Ten MTA workers suspected of filing fake reports on signal inspections and failing to check the equipment have been arrested. Click below to read more.

Melissa Nash

Eight MTA workers and two low-level subway supervisors will be arrested this week and charged with faking signal inspections, the Daily News has learned.

The workers are suspected of filing bogus reports that claimed they had inspected a host of subway signals, when they in fact failed to check all the equipment during certain shifts, according to sources familiar with the probe.

The two supervisors, Oscar Magalong and Chandrapaul Hariprashad, allegedly entered the info into the MTA signal department’s computer system knowing full well it was bogus, the sources said.

The impending arrests stem from an investigation of signal inspection shenanigans launched in 2010 by the Metropolitan Transportation Authority inspector general and Manhattan prosecutors.

The workers, who are called signal maintainers, and the supervisors are expected to surrender to authorities Friday and be arraigned before a Manhattan Supreme Court justice.

Each suspect will be hit with a felony count of tampering with official records and a misdemeanor rap of official misconduct, the sources added.
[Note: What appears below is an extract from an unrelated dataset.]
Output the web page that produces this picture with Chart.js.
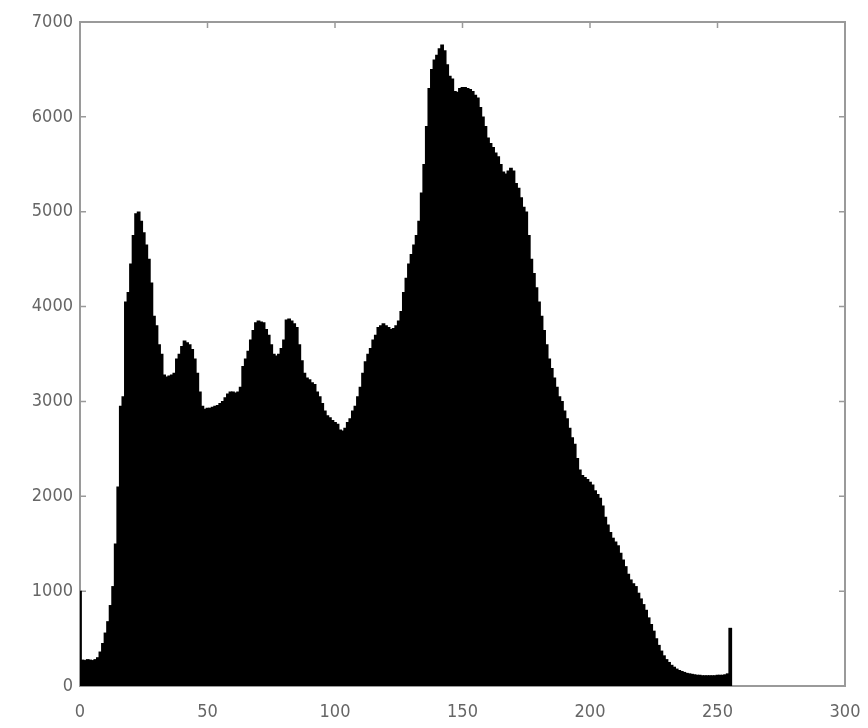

Manhattan District Attorney Cy Vance Jr. and MTA Inspector General Barry Kluger declined to comment.

But Transport Workers Union Local 100 President John Samuelsen criticized investigators for not securing an indictment against higher-ranking transit bosses in the so-called “Signalgate” scandal.

“The absence of senior management officials is glaring. Signal maintainers follow orders that are sent down from upper management,” he said.

“If the allegations are true, and I’m not saying they are, the pressure to engage in this kind of activity came directly from senior management.”

Kluger said previously that his investigators alerted prosecutors after uncovering evidence suggesting widespread fraud and falsification of records in the signal department in 2010. Vance’s office convened a grand jury last year, as the joint investigation continued. One signal maintainer was charged last year with filing bogus reports, but passed away before the case was prosecuted.

Early on in the probe, the MTA ordered a sweeping review of the signal inspection process. It concluded that, despite falsification of reports, the subways remained safe.

The system has a “fail-safe” design, meaning trains are halted if a malfunction is detected.

A lawyer for Magalong and Hariprashad didn’t return a call seeking comment Tuesday night.